# Huron River 11-8-08



## Frank (Apr 27, 2003)

Waded the Huron for two hours between Telegraph Rd. bridge and Fort St. and caught and released two steelhead. One was around six pounds and the other about 2-3 pounds. Both hit on a small silver Tadpolly that I later lost on a nice fish that wrapped itself around a submerged tree stump!! I also saw two guys bobber fishing that caught and released two fish upstream from me. I think they were using spawn. 

Frank


----------



## wanderboy (Sep 24, 2008)

Frank said:


> Waded the Huron for two hours between Telegraph Rd. bridge and Fort St. and caught and released two steelhead. One was around six pounds and the other about 2-3 pounds. Both hit on a small silver Tadpolly that I later lost on a nice fish that wrapped itself around a submerged tree stump!! I also saw two guys bobber fishing that caught and released two fish upstream from me. I think they were using spawn.
> 
> Frank


May I ask was the action closer to the dam or Fort street? because that's a long section we talk about here.

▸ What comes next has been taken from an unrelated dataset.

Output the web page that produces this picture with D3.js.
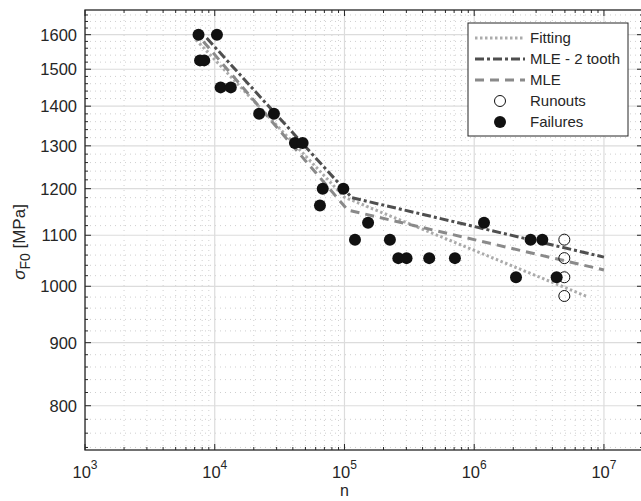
<!DOCTYPE html>
<html>
<head>
<meta charset="utf-8">
<script src="https://cdn.jsdelivr.net/npm/d3@7"></script>
<style>
  body { margin: 0; background: #fff; }
  text { font-family: "Liberation Sans", Arial, Helvetica, sans-serif; fill: #262626; }
</style>
</head>
<body>
<div id="chart"></div>
<script>
// failures (filled)
let failN = [7500, 10400, 7700, 8300, 11100, 13300, 22000, 28600, 41500, 47600, 68000, 98000, 64700,
    152000, 120500, 224000, 260000, 301000, 450000, 710000, 1190000, 2720000, 3350000, 2100000, 4320000];
let failS = [1600, 1600, 1525, 1525, 1450, 1450, 1380, 1380, 1307, 1307, 1200, 1200, 1163,
    1126, 1091, 1091, 1054, 1054, 1054, 1054, 1126, 1091, 1091, 1017, 1017];
// runouts (open)
let runN = [4950000, 4950000, 4950000, 4950000];
let runS = [1091, 1054, 1017, 982];
// fitted curves
let fitN = [7170, 100000, 7400000];
let fitS = [1585, 1181, 981];
let mle2N = [8670, 114000, 10000000];
let mle2S = [1590, 1180, 1056];
let mleN = [8170, 106000, 10000000];
let mleS = [1580, 1153, 1031];

let xTicks = [1e3, 1e4, 1e5, 1e6, 1e7];
let yTicks = [800, 900, 1000, 1100, 1200, 1300, 1400, 1500, 1600];

let width = 641, height = 501;
let margin = { top: 10, right: -2, bottom: 51, left: 85 };
let w = width - margin.left - margin.right;
let h = height - margin.top - margin.bottom;

let x = d3.scaleLog().domain([1e3, 2e7]).range([0, w]);
let y = d3.scaleLog().domain([736.5, 1675.5]).range([h, 0]);

let svg = d3.select('#chart').append('svg')
    .attr('width', width).attr('height', height);

let g = svg.append('g')
    .attr('transform', 'translate(' + margin.left + ',' + margin.top + ')');

g.append('defs').append('clipPath').attr('id', 'clip')
    .append('rect').attr('width', w).attr('height', h);

// minor ticks
let xMinor = [];
for (let e = 3; e < 8; e++) for (let k = 2; k < 10; k++) {
    let v = k * Math.pow(10, e);
    if (v < 2e7) xMinor.push(v);
}
let yMinor = d3.range(740, 1680, 20).filter(v => v % 100 !== 0);

let grid = g.append('g').attr('clip-path', 'url(#clip)');

grid.selectAll('.xminor').data(xMinor).enter().append('line')
    .attr('x1', d => x(d)).attr('x2', d => x(d))
    .attr('y1', 0).attr('y2', h)
    .attr('stroke', '#cfcfcf').attr('stroke-dasharray', '1,4');
grid.selectAll('.yminor').data(yMinor).enter().append('line')
    .attr('y1', d => y(d)).attr('y2', d => y(d))
    .attr('x1', 0).attr('x2', w)
    .attr('stroke', '#cfcfcf').attr('stroke-dasharray', '1,4');
grid.selectAll('.xmajor').data(xTicks).enter().append('line')
    .attr('x1', d => x(d)).attr('x2', d => x(d))
    .attr('y1', 0).attr('y2', h)
    .attr('stroke', '#dcdcdc').attr('stroke-width', 1.2);
grid.selectAll('.ymajor').data(yTicks).enter().append('line')
    .attr('y1', d => y(d)).attr('y2', d => y(d))
    .attr('x1', 0).attr('x2', w)
    .attr('stroke', '#dcdcdc').attr('stroke-width', 1.2);

// curves
let line = d3.line().x(d => x(d[0])).y(d => y(d[1]));
let curves = [
    { n: fitN, s: fitS, color: '#ababab', dash: '2.5,2.5' },
    { n: mle2N, s: mle2S, color: '#4f4f4f', dash: '9,3,3,3' },
    { n: mleN, s: mleS, color: '#8a8a8a', dash: '9,6' }
];
grid.selectAll('.curve').data(curves).enter().append('path')
    .attr('class', 'curve')
    .attr('d', c => line(d3.zip(c.n, c.s)))
    .attr('fill', 'none')
    .attr('stroke', c => c.color)
    .attr('stroke-width', 3)
    .attr('stroke-dasharray', c => c.dash);

// points
grid.selectAll('.fail').data(d3.zip(failN, failS)).enter().append('circle')
    .attr('cx', d => x(d[0])).attr('cy', d => y(d[1]))
    .attr('r', 6).attr('fill', '#111');
grid.selectAll('.run').data(d3.zip(runN, runS)).enter().append('circle')
    .attr('cx', d => x(d[0])).attr('cy', d => y(d[1]))
    .attr('r', 5.5).attr('fill', 'none').attr('stroke', '#111').attr('stroke-width', 1);

// box + ticks
let axisColor = '#262626';
g.append('rect').attr('width', w).attr('height', h)
    .attr('fill', 'none').attr('stroke', axisColor).attr('stroke-width', 1.3);

let tickG = g.append('g').attr('stroke', axisColor).attr('stroke-width', 1);
[[xTicks, 6], [xMinor, 3]].forEach(([vals, len]) => {
    tickG.selectAll(null).data(vals).enter().append('line')
        .attr('x1', d => x(d)).attr('x2', d => x(d)).attr('y1', h).attr('y2', h - len);
    tickG.selectAll(null).data(vals).enter().append('line')
        .attr('x1', d => x(d)).attr('x2', d => x(d)).attr('y1', 0).attr('y2', len);
});
[[yTicks, 6], [yMinor, 3]].forEach(([vals, len]) => {
    tickG.selectAll(null).data(vals).enter().append('line')
        .attr('y1', d => y(d)).attr('y2', d => y(d)).attr('x1', 0).attr('x2', len);
    tickG.selectAll(null).data(vals).enter().append('line')
        .attr('y1', d => y(d)).attr('y2', d => y(d)).attr('x1', w).attr('x2', w - len);
});

// tick labels
g.selectAll('.ylab').data(yTicks).enter().append('text')
    .attr('x', -8).attr('y', d => y(d)).attr('dy', '0.36em')
    .attr('text-anchor', 'end').style('font-size', '16.5px')
    .text(d => d);

let xl = g.selectAll('.xlab').data(xTicks).enter().append('text')
    .attr('x', d => x(d)).attr('y', h + 28)
    .attr('text-anchor', 'middle').style('font-size', '16.5px');
xl.append('tspan').text('10');
xl.append('tspan').attr('dy', -9).style('font-size', '12px')
    .text(d => Math.round(Math.log10(d)));

// axis titles
g.append('text').attr('x', x(1e5)).attr('y', h + 46)
    .attr('text-anchor', 'middle').style('font-size', '16px').text('n');

let yt = g.append('text')
    .attr('transform', 'translate(-60,' + (h / 2 + 12) + ') rotate(-90)')
    .attr('text-anchor', 'middle').style('font-size', '17px');
yt.append('tspan').style('font-style', 'italic').text('σ');
yt.append('tspan').attr('dy', 5).style('font-size', '14px').text('F0');
yt.append('tspan').attr('dy', -5).text(' [MPa]');

// legend
let lg = svg.append('g').attr('transform', 'translate(468,23)');
lg.append('rect').attr('width', 160).attr('height', 113)
    .attr('fill', '#fff').attr('stroke', axisColor).attr('stroke-width', 1);
let labels = ['Fitting', 'MLE - 2 tooth', 'MLE', 'Runouts', 'Failures'];
let rowY = d => 15 + d * 21;
curves.forEach((c, i) => {
    lg.append('line').attr('x1', 7).attr('x2', 57).attr('y1', rowY(i)).attr('y2', rowY(i))
        .attr('stroke', c.color).attr('stroke-width', 3).attr('stroke-dasharray', c.dash);
});
lg.append('circle').attr('cx', 32).attr('cy', rowY(3)).attr('r', 5.5)
    .attr('fill', 'none').attr('stroke', '#111');
lg.append('circle').attr('cx', 32).attr('cy', rowY(4)).attr('r', 6).attr('fill', '#111');
lg.selectAll('.lt').data(labels).enter().append('text')
    .attr('x', 62).attr('y', (d, i) => rowY(i)).attr('dy', '0.36em')
    .style('font-size', '15px').text(d => d);
</script>
</body>
</html>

I believed they had a steelhead tournanment going on there today, wasn't it? how's the turn out?


----------



## Frank (Apr 27, 2003)

Hi Wanderboy,

The site really frowns on giving more specific details than what I gave. I would suggest just scouting the stretch of river I mentioned and look for holes. That's how I learned where to go on the Huron. Also, watch where the boaters go. They usually stop at holes that hold fish. I heard something about the tournament when I was leaving and I think the guy at the Little Dipper bait store said that 14 fish were caught - you might want to ask him. Good luck fishing!
Frank


----------



## wanderboy (Sep 24, 2008)

Frank said:


> Hi Wanderboy,
> 
> The site really frowns on giving more specific details than what I gave. I would suggest just scouting the stretch of river I mentioned and look for holes. That's how I learned where to go on the Huron. Also, watch where the boaters go. They usually stop at holes that hold fish. I heard something about the tournament when I was leaving and I think the guy at the Little Dipper bait store said that 14 fish were caught - you might want to ask him. Good luck fishing!
> Frank


Frank, 

thanks, no big deal, i wasn't asking for specific holes, just been nosey. I had my fun with the shad at that place.


----------



## maak (Aug 15, 2006)

I was out yesterday, 11-10. I covered alot of water with plugs and jigs, and went 0-1. There's a ton of leaves in the water right now, and I could'nt keep anything in the water for more than 20-30 seconds without catching leaves. As for holes on the Huron, I catch most of my fish on current breaks in straight runs, which I found while drifting down to the next hole. Between 4 a.m. and dawn-thirty, I find them in 2-3 feet of water, next to shallow eddies where the 3 inch shad are schooling. I don't even think about holes until 9 or 10 a.m. They say the first hour of daylight is best, but I've had fish that were full of shad well before the sun comes up. A couple of years ago, I got a pair of 8-pounders from shore at 3 a.m. that were belly-full of 3-5 inch shad, sitting a rod's lenghth from the bank in 4 fow.


----------



## wanderboy (Sep 24, 2008)

good stuffs, thanks guys.


----------



## stinger63 (Nov 25, 2003)

I wish the Huron wasnt 2.5 hours from where I live because I would fish it


----------



## maak (Aug 15, 2006)

stinger63 said:


> I wish the Huron wasnt 2.5 hours from where I live because I would fish it


 If you're in Michigan, and you're 2.5 hours from the Huron, it seems you'd be closer to better steel waters.


----------



## stinger63 (Nov 25, 2003)

Well it might only be 2 hours but still I would fish this river because my home rivers have not been producing any steels.


----------